Años después, hallé en la estantería de una tienda perdida en los intrincados vericuetos de un paraje montañoso, y regados entre desodorantes, jabones de baño y pasta dental, varios ejemplares de mi primera obra. Al adquirirlos todos, el bodeguero sonrió: -

Usted sí que lee. Aquí a cada rato envían libros. Y el suyo, todavía no se ha agotado.

La vergüenza no me dejó responderle.

Un día descubrí que el gran poeta nicaragüense, José Coronel Urtrecho, no solo me había citado, sino que incluyó mi nombre como un verso en uno de sus poemas. Algo parecido sucedió con el poeta mexicano Jaime Labastida, quien celebró un texto de mi segundo poemario, sin yo conocerlo. Cito:

-¿Qué hacer, poetas impaciales, cuando llegue el octubre total de la palabra?

Cuando viajé a La Habana en 2015 para trámitar el permiso de salida de mi madre, en una librería del ultramarino pueblo de Regla, consumidos por el tiempo, yacían empolvados ejemplares de mi primer poemario.

En 1989, visité el Economato de la Universidad Autónoma de Santo Domingo (UASD) Allí, y junto a publicaciones invaluables descubrí una pequeña cantidad de ejemplares de aquel recuerdo lejano de 1975, cuando era “feliz y documentado”. Y ese pequeño lote me permitió salir al mundo dominicano “por la puerta trasera”.

Esas experiencias dan una idea del alcance de una Distribuidora Nacional del Libro para inundar los espacios de todo tipo, con obras diversas sin necesidad del movimiento autoral de un sitio para otro, rogando la aceptación de sus obras, a consignación.

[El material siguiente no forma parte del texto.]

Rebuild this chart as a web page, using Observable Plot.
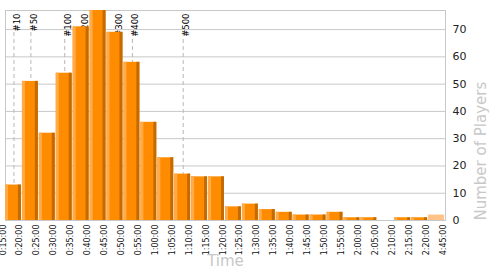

Cuando aquello, la lectura era una necesidad. Las filas en busca de novedades no eran pequeñas, y aún, sin una Distribuidora Nacional, libreros de Santiago de los Caballeros, Puerto Plata, Bonao, La Vega, San Pedro y San Francisco de Macorís, La Romana y Azua, entre otras provincias, se mantenían al tanto de las ediciones nacionales y llamaban a sus autores para requerir sus publicaciones.

A los gobiernos poco les importa la suerte de sus autores independientes, ni lo que escriben, y mucho menos, lo que leen. Creen que toda la cultura se limita al santo nombre de “identidad”. Solo buscan resultados a corto plazo sin mirar la tradición y la historia de un país. Hoy en Santo Domingo solo existe una librería que cobra impuestos a los autores aunque solo vendan cinco o diez ejemplares de sus copias. Es como lanzar al aire una moneda con dos caras y siempre quien la lanza va a ganar. El problema del libro dominicano es parecido a uno de esos conciertos al aire libre, donde se cobra la entrada, pero la salida se atropella. Aquí hay música a despilfarro para algunos. Los otros, que sueñen entrar al próximo concierto, si es que pueden.

En estas primeras décadas del siglo XXI, no hay libros, ni autores, ni lectura, y un pequeño olor a pasto para cabras. Sobreviven los malos autores.

¿Cuántas editoriales existen en el país? ¿Cuántas librerías pululan por nuestros barrios y pueblos? ¿Cuántas galerías acogen las muestras de los artistas locales? ¿Y las salas de teatro? ¿Y la música culta? ¿Y las bandas municipales? Bien, gracias.

Entonces, ¿en que parque es donde se venden flores?